Por la resurrección de Cristo Hijo de Dios, el Padre ha derramado el don del Espíritu Santo sobre todos los creyentes en Jesús como sucedió con la casa de Cornelio, como así lo demanda la pregunta de Pedro en aquella casa: «¿Se puede negar el agua del bautismo a los que han recibido el Espíritu Santo igual que nosotros? Y mando bautizarlos en nombre de Jesucristo» (Hch 10,47-48). Así, pues, nos apremia la evangelización y no podemos cejar en este empeño, porque es misión de la Iglesia llevar la buena noticia de la salvación a todos los hombres y pueblos, a todas las naciones.
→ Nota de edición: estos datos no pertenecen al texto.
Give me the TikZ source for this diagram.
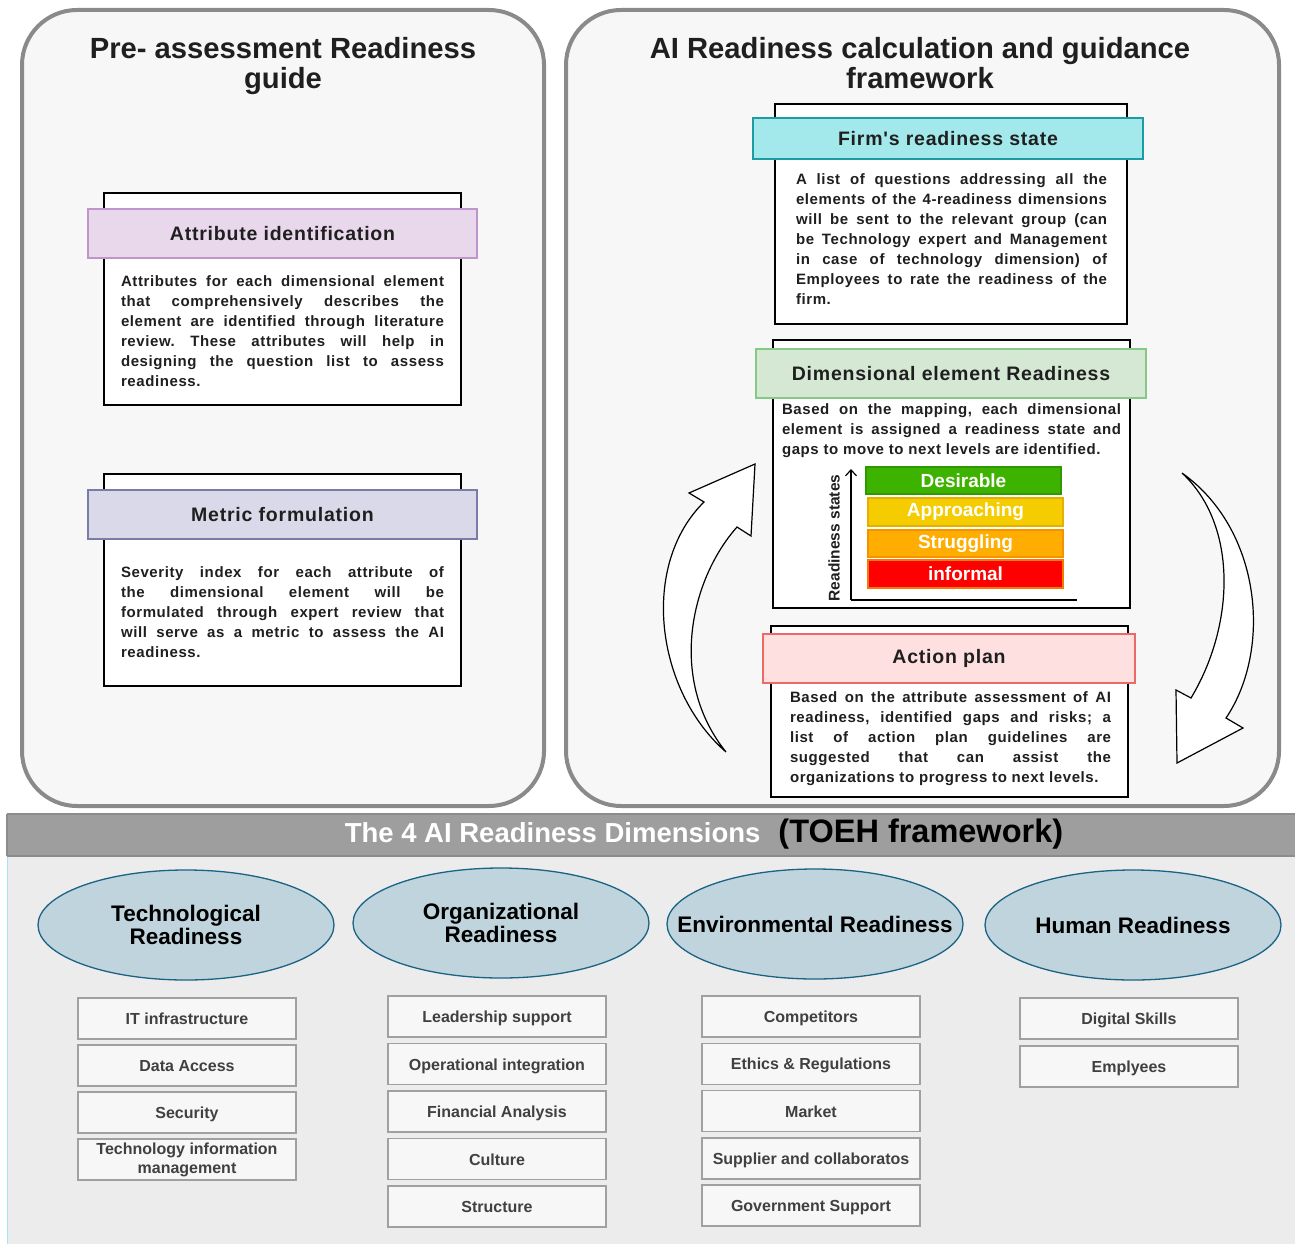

No podemos transformar en una empresa meramente humanitaria la obra de las misiones ad gentes, es decir, el anuncio del Evangelio a los pueblos y sociedades no cristianas, porque este anuncio es el gran programa de Cristo como evangelizador enviado por el Padre al mundo.
Encomendamos la obra misionera de la Iglesia a la que es estrella de la evangelización, la Inmaculada Virgen María, reina de los mártires y señora nuestra, y a la intercesión de los bienaventurados mártires de Almería.
Iglesia parroquial de la Inmaculada Concepción de Albox
9 de mayo de 2021
+ Adolfo González Montes, Obispo de Almería
[1] Vaticano II, Constitución dogmática sobre la Iglesia Lumen gentium, n. 19.